::: Stored data :::

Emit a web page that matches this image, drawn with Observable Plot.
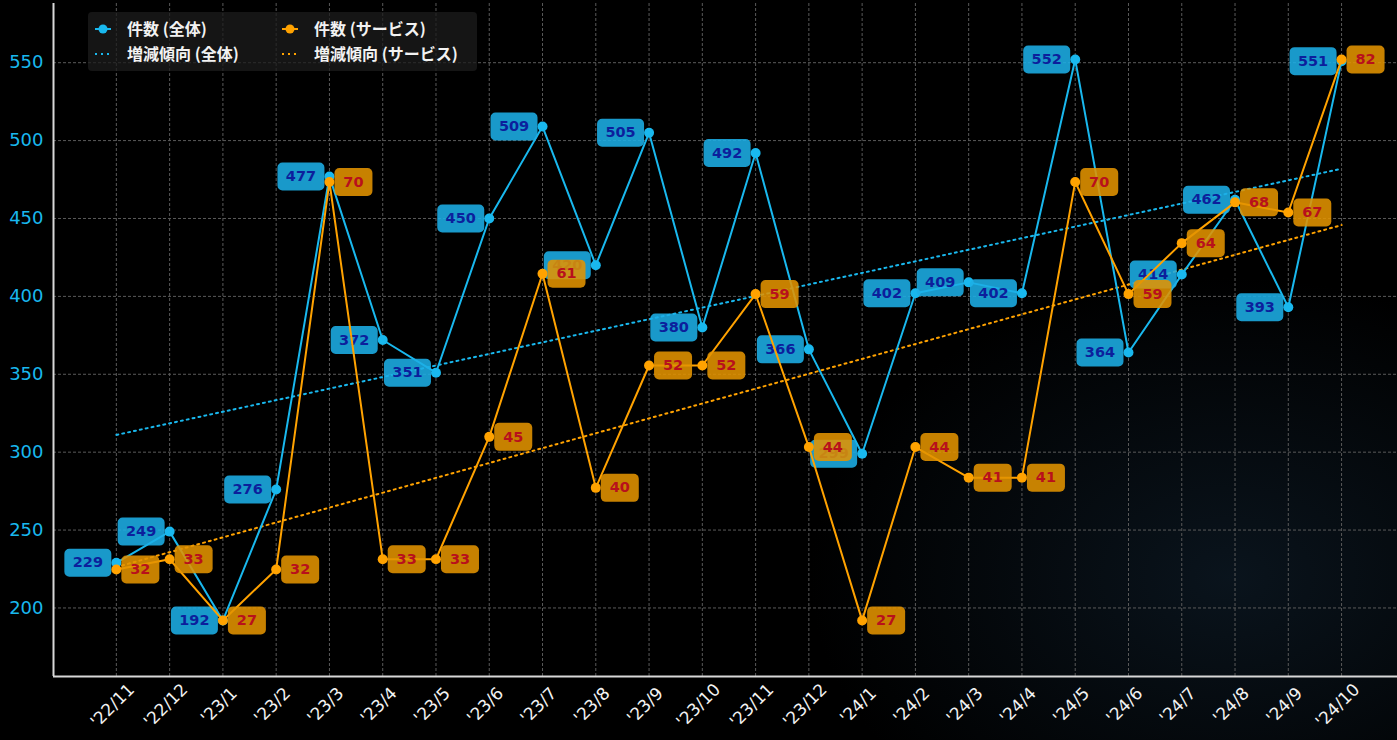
<!DOCTYPE html>
<html>
<head>
<meta charset="utf-8">
<script src="https://cdn.jsdelivr.net/npm/d3@7"></script>
<script src="https://cdn.jsdelivr.net/npm/@observablehq/plot@0.6"></script>
<style>
  html, body { margin: 0; padding: 0; background: #000; }
  body { width: 1397px; height: 740px; overflow: hidden; position: relative;
    background: radial-gradient(ellipse 420px 300px at 88% 78%, rgba(18,36,52,0.55), rgba(0,0,0,0) 100%), #000; }
  #chart { position: absolute; left: 0; top: 0; }
  #legend { position: absolute; left: 88px; top: 12px; }
</style>
</head>
<body>
<div id="chart"></div>
<div id="legend"></div>
<script>
const months = ["'22/11","'22/12","'23/1","'23/2","'23/3","'23/4","'23/5","'23/6","'23/7","'23/8","'23/9","'23/10","'23/11","'23/12","'24/1","'24/2","'24/3","'24/4","'24/5","'24/6","'24/7","'24/8","'24/9","'24/10"];
const totalCounts = [229,249,192,276,477,372,351,450,509,420,505,380,492,366,299,402,409,402,552,364,414,462,393,551];
const serviceCounts = [32,33,27,32,70,33,33,45,61,40,52,52,59,44,27,44,41,41,70,59,64,68,67,82];
const yTicks = [200,250,300,350,400,450,500,550];
const legendLabels = ["件数 (全体)","件数 (サービス)","増減傾向 (全体)","増減傾向 (サービス)"];

const BLUE = "#19b8ee", ORANGE = "#ffa200";
const FONT = "'Noto Sans CJK JP', 'Noto Sans', sans-serif";
const NUMFONT = "'DejaVu Sans', sans-serif";

// secondary axis mapping (service min/max aligned with total min/max)
const t0 = d3.min(totalCounts), t1 = d3.max(totalCounts);
const s0 = d3.min(serviceCounts), s1 = d3.max(serviceCounts);
const toPrimary = v => t0 + (v - s0) * (t1 - t0) / (s1 - s0);

const totalData = totalCounts.map((v, i) => ({i, v, y: v}));
const serviceData = serviceCounts.map((v, i) => ({i, v, y: toPrimary(v)}));

function roundRect(w, h, r) {
  return {draw(ctx) {
    const x0 = -w/2, y0 = -h/2, x1 = w/2, y1 = h/2;
    ctx.moveTo(x0 + r, y0); ctx.lineTo(x1 - r, y0); ctx.arcTo(x1, y0, x1, y0 + r, r);
    ctx.lineTo(x1, y1 - r); ctx.arcTo(x1, y1, x1 - r, y1, r);
    ctx.lineTo(x0 + r, y1); ctx.arcTo(x0, y1, x0, y1 - r, r);
    ctx.lineTo(x0, y0 + r); ctx.arcTo(x0, y0, x0 + r, y0, r); ctx.closePath();
  }};
}

const plot = Plot.plot({
  width: 1397, height: 740,
  marginLeft: 53, marginRight: 0, marginTop: 3, marginBottom: 64,
  style: {background: "transparent", fontFamily: NUMFONT, overflow: "visible"},
  x: {type: "linear", domain: [-1.18, 24.05], axis: null},
  y: {domain: [156, 588], axis: null},
  marks: [
    Plot.ruleX(d3.range(months.length), {stroke: "#5a5a5a", strokeWidth: 1, strokeDasharray: "3,2"}),
    Plot.ruleY(yTicks, {stroke: "#5a5a5a", strokeWidth: 1, strokeDasharray: "3,2"}),
    Plot.ruleX([-1.18], {stroke: "#d8d8d8", strokeWidth: 2}),
    Plot.ruleY([156], {stroke: "#d8d8d8", strokeWidth: 2}),
    Plot.axisY({ticks: yTicks, tickSize: 0, tickPadding: 10, color: BLUE, fontSize: 18, label: null}),
    Plot.text(months, {x: (d, i) => i, frameAnchor: "bottom", dy: 33, rotate: -45, fill: "#f2f2f2", fontSize: 17, textAnchor: "middle"}),
    Plot.linearRegressionY(totalData, {x: "i", y: "y", stroke: BLUE, strokeWidth: 2, strokeDasharray: "2,4", ci: 0}),
    Plot.linearRegressionY(serviceData, {x: "i", y: "y", stroke: ORANGE, strokeWidth: 2, strokeDasharray: "2,4", ci: 0}),
    Plot.line(totalData, {x: "i", y: "y", stroke: BLUE, strokeWidth: 2}),
    Plot.dot(totalData, {x: "i", y: "y", fill: BLUE, r: 5}),
    Plot.dot(totalData, {x: "i", y: "y", symbol: roundRect(47, 28, 5), r: 3, fill: "#1caee6", fillOpacity: 0.88, dx: -28.5}),
    Plot.text(totalData, {x: "i", y: "y", text: d => String(d.v), dx: -28.5, fill: "#0c1f9c", fontSize: 14.5, fontWeight: "bold"}),
    Plot.line(serviceData, {x: "i", y: "y", stroke: ORANGE, strokeWidth: 2}),
    Plot.dot(serviceData, {x: "i", y: "y", fill: ORANGE, r: 5}),
    Plot.dot(serviceData, {x: "i", y: "y", symbol: roundRect(38, 28, 5), r: 3, fill: "#e39300", fillOpacity: 0.88, dx: 24}),
    Plot.text(serviceData, {x: "i", y: "y", text: d => String(d.v), dx: 24, fill: "#b8101c", fontSize: 14.5, fontWeight: "bold"})
  ]
});
document.getElementById("chart").appendChild(plot);

// legend
const lg = d3.select("#legend").append("svg").attr("width", 390).attr("height", 60)
  .style("font-family", FONT);
lg.append("rect").attr("width", 389).attr("height", 59).attr("rx", 4)
  .attr("fill", "#1c1c1c").attr("fill-opacity", 0.75);
const items = [
  {x: 7, y: 17, color: BLUE, dotted: false, label: legendLabels[0]},
  {x: 194, y: 17, color: ORANGE, dotted: false, label: legendLabels[1]},
  {x: 7, y: 42, color: BLUE, dotted: true, label: legendLabels[2]},
  {x: 194, y: 42, color: ORANGE, dotted: true, label: legendLabels[3]}
];
for (const it of items) {
  lg.append("line").attr("x1", it.x).attr("x2", it.x + 16).attr("y1", it.y).attr("y2", it.y)
    .attr("stroke", it.color).attr("stroke-width", 2)
    .attr("stroke-dasharray", it.dotted ? "2,4" : null);
  if (!it.dotted) lg.append("circle").attr("cx", it.x + 8).attr("cy", it.y).attr("r", 4.5).attr("fill", it.color);
  lg.append("text").attr("x", it.x + 32).attr("y", it.y).attr("dy", "0.35em")
    .attr("fill", "#f2f2f2").attr("font-size", 16).attr("font-weight", 600).text(it.label);
}
</script>
</body>
</html>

:::

Go through the data above and transcribe it in full, omitting any image.

Solution to this task ::
Emit a web page that matches this image, drawn with Observable Plot.
<!DOCTYPE html>
<html>
<head>
<meta charset="utf-8">
<script src="https://cdn.jsdelivr.net/npm/d3@7"></script>
<script src="https://cdn.jsdelivr.net/npm/@observablehq/plot@0.6"></script>
<style>
  html, body { margin: 0; padding: 0; background: #000; }
  body { width: 1397px; height: 740px; overflow: hidden; position: relative;
    background: radial-gradient(ellipse 420px 300px at 88% 78%, rgba(18,36,52,0.55), rgba(0,0,0,0) 100%), #000; }
  #chart { position: absolute; left: 0; top: 0; }
  #legend { position: absolute; left: 88px; top: 12px; }
</style>
</head>
<body>
<div id="chart"></div>
<div id="legend"></div>
<script>
const months = ["'22/11","'22/12","'23/1","'23/2","'23/3","'23/4","'23/5","'23/6","'23/7","'23/8","'23/9","'23/10","'23/11","'23/12","'24/1","'24/2","'24/3","'24/4","'24/5","'24/6","'24/7","'24/8","'24/9","'24/10"];
const totalCounts = [229,249,192,276,477,372,351,450,509,420,505,380,492,366,299,402,409,402,552,364,414,462,393,551];
const serviceCounts = [32,33,27,32,70,33,33,45,61,40,52,52,59,44,27,44,41,41,70,59,64,68,67,82];
const yTicks = [200,250,300,350,400,450,500,550];
const legendLabels = ["件数 (全体)","件数 (サービス)","増減傾向 (全体)","増減傾向 (サービス)"];

const BLUE = "#19b8ee", ORANGE = "#ffa200";
const FONT = "'Noto Sans CJK JP', 'Noto Sans', sans-serif";
const NUMFONT = "'DejaVu Sans', sans-serif";

// secondary axis mapping (service min/max aligned with total min/max)
const t0 = d3.min(totalCounts), t1 = d3.max(totalCounts);
const s0 = d3.min(serviceCounts), s1 = d3.max(serviceCounts);
const toPrimary = v => t0 + (v - s0) * (t1 - t0) / (s1 - s0);

const totalData = totalCounts.map((v, i) => ({i, v, y: v}));
const serviceData = serviceCounts.map((v, i) => ({i, v, y: toPrimary(v)}));

function roundRect(w, h, r) {
  return {draw(ctx) {
    const x0 = -w/2, y0 = -h/2, x1 = w/2, y1 = h/2;
    ctx.moveTo(x0 + r, y0); ctx.lineTo(x1 - r, y0); ctx.arcTo(x1, y0, x1, y0 + r, r);
    ctx.lineTo(x1, y1 - r); ctx.arcTo(x1, y1, x1 - r, y1, r);
    ctx.lineTo(x0 + r, y1); ctx.arcTo(x0, y1, x0, y1 - r, r);
    ctx.lineTo(x0, y0 + r); ctx.arcTo(x0, y0, x0 + r, y0, r); ctx.closePath();
  }};
}

const plot = Plot.plot({
  width: 1397, height: 740,
  marginLeft: 53, marginRight: 0, marginTop: 3, marginBottom: 64,
  style: {background: "transparent", fontFamily: NUMFONT, overflow: "visible"},
  x: {type: "linear", domain: [-1.18, 24.05], axis: null},
  y: {domain: [156, 588], axis: null},
  marks: [
    Plot.ruleX(d3.range(months.length), {stroke: "#5a5a5a", strokeWidth: 1, strokeDasharray: "3,2"}),
    Plot.ruleY(yTicks, {stroke: "#5a5a5a", strokeWidth: 1, strokeDasharray: "3,2"}),
    Plot.ruleX([-1.18], {stroke: "#d8d8d8", strokeWidth: 2}),
    Plot.ruleY([156], {stroke: "#d8d8d8", strokeWidth: 2}),
    Plot.axisY({ticks: yTicks, tickSize: 0, tickPadding: 10, color: BLUE, fontSize: 18, label: null}),
    Plot.text(months, {x: (d, i) => i, frameAnchor: "bottom", dy: 33, rotate: -45, fill: "#f2f2f2", fontSize: 17, textAnchor: "middle"}),
    Plot.linearRegressionY(totalData, {x: "i", y: "y", stroke: BLUE, strokeWidth: 2, strokeDasharray: "2,4", ci: 0}),
    Plot.linearRegressionY(serviceData, {x: "i", y: "y", stroke: ORANGE, strokeWidth: 2, strokeDasharray: "2,4", ci: 0}),
    Plot.line(totalData, {x: "i", y: "y", stroke: BLUE, strokeWidth: 2}),
    Plot.dot(totalData, {x: "i", y: "y", fill: BLUE, r: 5}),
    Plot.dot(totalData, {x: "i", y: "y", symbol: roundRect(47, 28, 5), r: 3, fill: "#1caee6", fillOpacity: 0.88, dx: -28.5}),
    Plot.text(totalData, {x: "i", y: "y", text: d => String(d.v), dx: -28.5, fill: "#0c1f9c", fontSize: 14.5, fontWeight: "bold"}),
    Plot.line(serviceData, {x: "i", y: "y", stroke: ORANGE, strokeWidth: 2}),
    Plot.dot(serviceData, {x: "i", y: "y", fill: ORANGE, r: 5}),
    Plot.dot(serviceData, {x: "i", y: "y", symbol: roundRect(38, 28, 5), r: 3, fill: "#e39300", fillOpacity: 0.88, dx: 24}),
    Plot.text(serviceData, {x: "i", y: "y", text: d => String(d.v), dx: 24, fill: "#b8101c", fontSize: 14.5, fontWeight: "bold"})
  ]
});
document.getElementById("chart").appendChild(plot);

// legend
const lg = d3.select("#legend").append("svg").attr("width", 390).attr("height", 60)
  .style("font-family", FONT);
lg.append("rect").attr("width", 389).attr("height", 59).attr("rx", 4)
  .attr("fill", "#1c1c1c").attr("fill-opacity", 0.75);
const items = [
  {x: 7, y: 17, color: BLUE, dotted: false, label: legendLabels[0]},
  {x: 194, y: 17, color: ORANGE, dotted: false, label: legendLabels[1]},
  {x: 7, y: 42, color: BLUE, dotted: true, label: legendLabels[2]},
  {x: 194, y: 42, color: ORANGE, dotted: true, label: legendLabels[3]}
];
for (const it of items) {
  lg.append("line").attr("x1", it.x).attr("x2", it.x + 16).attr("y1", it.y).attr("y2", it.y)
    .attr("stroke", it.color).attr("stroke-width", 2)
    .attr("stroke-dasharray", it.dotted ? "2,4" : null);
  if (!it.dotted) lg.append("circle").attr("cx", it.x + 8).attr("cy", it.y).attr("r", 4.5).attr("fill", it.color);
  lg.append("text").attr("x", it.x + 32).attr("y", it.y).attr("dy", "0.35em")
    .attr("fill", "#f2f2f2").attr("font-size", 16).attr("font-weight", 600).text(it.label);
}
</script>
</body>
</html>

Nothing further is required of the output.